TASK TO CARRY OUT —
The listing below begins with the first line you should copy; stop after the line containing "tscale = alt.Scale(domain=[0, 100])", and drop every picture.
▼
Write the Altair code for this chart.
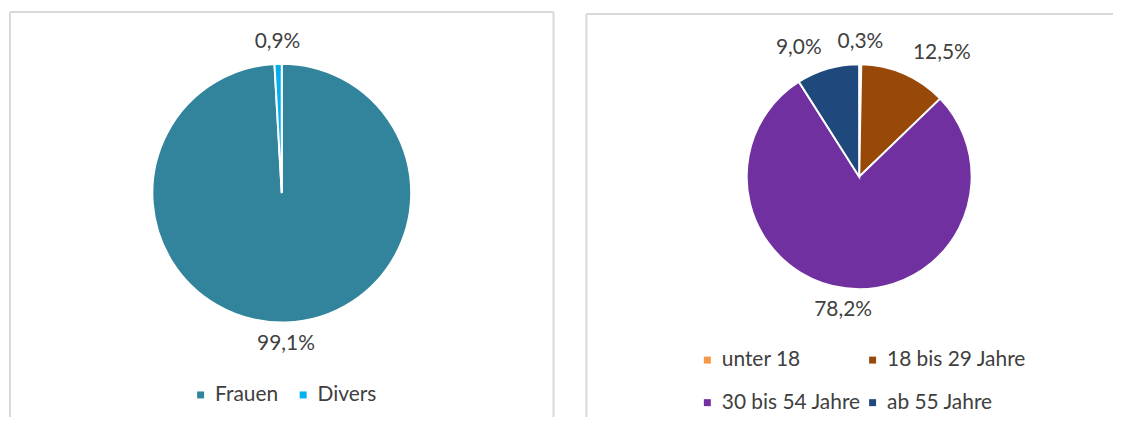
import altair as alt
import pandas as pd

# ---- data ----
geschlecht = ["Frauen", "Divers"]
geschlecht_werte = [99.1, 0.9]
geschlecht_labels = ["99,1%", "0,9%"]
geschlecht_farben = ["#31849B", "#00B0F0"]

alter = ["unter 18", "18 bis 29 Jahre", "30 bis 54 Jahre", "ab 55 Jahre"]
alter_werte = [0.3, 12.5, 78.2, 9.0]
alter_labels = ["0,3%", "12,5%", "78,2%", "9,0%"]
alter_farben = ["#F79646", "#984807", "#7030A0", "#1F497D"]

FONT = "Lato"
TXT = "#404040"
BORDER = "#D9D9D9"
PANEL_H = 409


def pie_panel(cats, vals, labels, colors, field, cx, cy, r, legend, width, borders):
    df = pd.DataFrame({field: cats, "wert": vals, "label": labels,
                       "ord": list(range(len(cats)))})
    base = alt.Chart(df)
    tscale = alt.Scale(domain=[0, 100])

    arc = base.mark_arc(outerRadius=r, stroke="white", strokeWidth=2).encode(
        theta=alt.Theta("wert:Q", stack=True, scale=tscale),
        color=alt.Color(f"{field}:N",
                        scale=alt.Scale(domain=cats, range=colors),
                        sort=cats, legend=legend),
        order=alt.Order("ord:Q"),
        x=alt.value(cx), y=alt.value(cy),
    )

    lab_base = base.transform_window(
        cum="sum(wert)", sort=[alt.SortField("ord", order="ascending")]
    ).transform_calculate(
        mid="datum.cum - datum.wert / 2",
        s="sin(datum.mid / 100 * 2 * PI)",
    )

    layers = [arc]
    for cond, align in [("datum.s > 0.2", "left"),
                        ("datum.s < -0.2", "right"),
                        ("abs(datum.s) <= 0.2", "center")]:
        layers.append(
            lab_base.transform_filter(cond).mark_text(
                radius=r + 22, align=align, baseline="middle",
                font=FONT, fontSize=21, color=TXT,
            ).encode(
                theta=alt.Theta("mid:Q", stack=False, scale=tscale),
                text="label:N",
                x=alt.value(cx), y=alt.value(cy),
            )
        )

    one = pd.DataFrame({"k": [0]})
    for (x1, x2, y1, y2) in borders:
        enc = {"x": alt.value(x1), "y": alt.value(y1)}
        if x2 is not None:
            enc["x2"] = alt.value(x2)
        if y2 is not None:
            enc["y2"] = alt.value(y2)
        layers.append(alt.Chart(one).mark_rule(color=BORDER, strokeWidth=2).encode(**enc))

    return alt.layer(*layers).properties(width=width, height=PANEL_H)


left = pie_panel(
    geschlecht, geschlecht_werte, geschlecht_labels, geschlecht_farben,
    "Geschlecht", 274, 184, 130,
    alt.Legend(title=None, orient="none", legendX=182, legendY=376,
               direction="horizontal", symbolType="square", symbolSize=49,
               symbolStrokeWidth=0, labelFont=FONT, labelFontSize=21,
               labelColor=TXT, labelOffset=4, columnPadding=14, padding=0),
    550,
    [(1, None, 2, PANEL_H), (1, 547, 2, None), (547, None, 2, PANEL_H)],
)

right = pie_panel(
    alter, alter_werte, alter_labels, alter_farben,
    "Alter", 275, 167.5, 113,
    alt.Legend(title=None, orient="none", legendX=112, legendY=341,
               direction="horizontal", columns=2, symbolType="square",
               symbolSize=49, symbolStrokeWidth=0, labelFont=FONT,
               labelFontSize=21, labelColor=TXT, labelOffset=4,
               columnPadding=1, rowPadding=21, padding=0),
    530,
    [(1, None, 4, PANEL_H), (1, 530, 4, None)],
)

chart = alt.hconcat(left, right, spacing=27).resolve_scale(
    color="independent", theta="independent"
).resolve_legend(color="independent").properties(
    padding=0, background="white"
).configure_view(stroke="transparent")

chart.save("out.html", embed_options={"renderer": "svg", "actions": False})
▲
WRITTEN SOLUTION —
Write the Altair code for this chart.
import altair as alt
import pandas as pd

# ---- data ----
geschlecht = ["Frauen", "Divers"]
geschlecht_werte = [99.1, 0.9]
geschlecht_labels = ["99,1%", "0,9%"]
geschlecht_farben = ["#31849B", "#00B0F0"]

alter = ["unter 18", "18 bis 29 Jahre", "30 bis 54 Jahre", "ab 55 Jahre"]
alter_werte = [0.3, 12.5, 78.2, 9.0]
alter_labels = ["0,3%", "12,5%", "78,2%", "9,0%"]
alter_farben = ["#F79646", "#984807", "#7030A0", "#1F497D"]

FONT = "Lato"
TXT = "#404040"
BORDER = "#D9D9D9"
PANEL_H = 409


def pie_panel(cats, vals, labels, colors, field, cx, cy, r, legend, width, borders):
    df = pd.DataFrame({field: cats, "wert": vals, "label": labels,
                       "ord": list(range(len(cats)))})
    base = alt.Chart(df)
    tscale = alt.Scale(domain=[0, 100])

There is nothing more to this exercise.